- Berlin
- Wirtschaft
Tesla macht sich in Grünheide breit
Gemeindevertreter beraten über Bebauungsplan, Landtagsabgeordnete über die Verkehrsanbindung
Optimierung lautet das Zauberwort beim US-Konzern Tesla. Wo immer ein Euro eingespart werden könnte, wird das versucht. So sollten die Elektroautos in der am 22. März 2022 eröffneten Fabrik in Grünheide (Oder-Spree) ursprünglich just in time hergestellt werden. Das bedeutet, das herangeschaffte Material wird umgehend verbaut und es wird keine nennenswerte Lagerhaltung betrieben. Mit den weltweiten Lieferschwierigkeiten, die in der Coronakrise entstanden, hat sich der Plan aber als undurchführbar herausgestellt. Nun benötigt die Konzerntochter Tesla Manufacturing Brandenburg SE doch umfangreiche Flächen für Logistik und Lager, darunter auch zusätzliche Parkplätze.

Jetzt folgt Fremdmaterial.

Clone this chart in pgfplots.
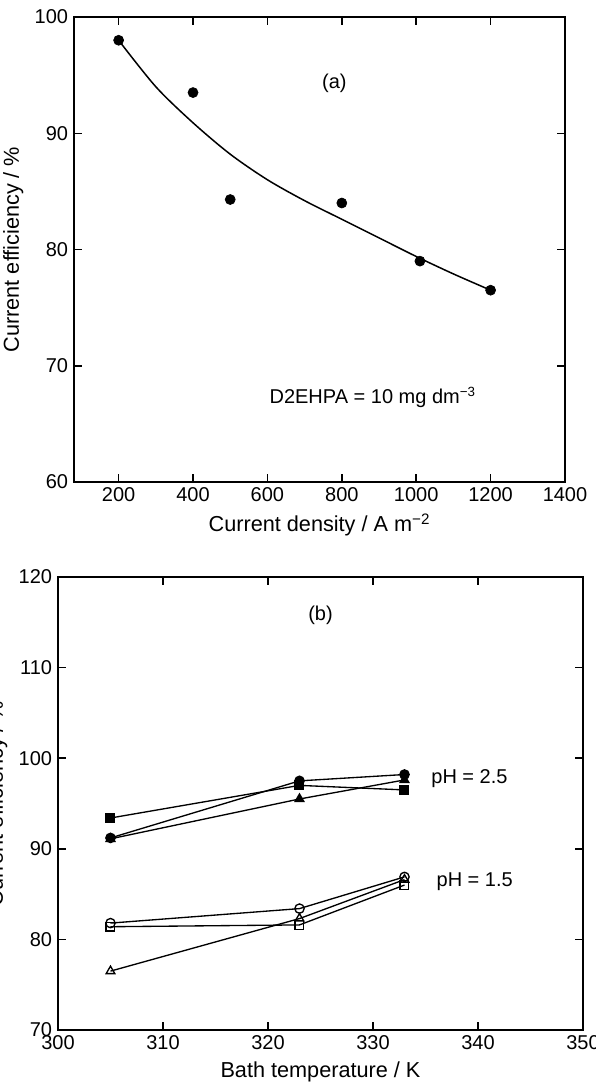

Mit Schreiben vom 17. Mai an die Gemeinde Grünheide und ihren Bürgermeister Arne Christiani (parteilos) beantragte der geschäftsführende Direktor André Thierig deshalb einen Bebauungsplan für eine Werkserweiterung in östlicher Richtung. Für den ohnehin geplanten Ausbau reiche der Platz innerhalb des bestehenden Bebauungsplans Nummer 13 Freienbrink-Nord nicht aus. Es solle von der Gemeinde ein zusätzlicher Bebauungsplan aufgestellt werden.
- Der nahe der Tesla-Fabrik gelegene alte Bahnhof Fangschleuse soll im Interesse des Konzerns, aber vom Staat bezahlt, bis 2026 für rund 200 Millionen Euro durch einen Neubau ersetzt werden.
- Das Planfeststellungsverfahren für den Bahnhofsneubau soll im kommenden Jahr starten.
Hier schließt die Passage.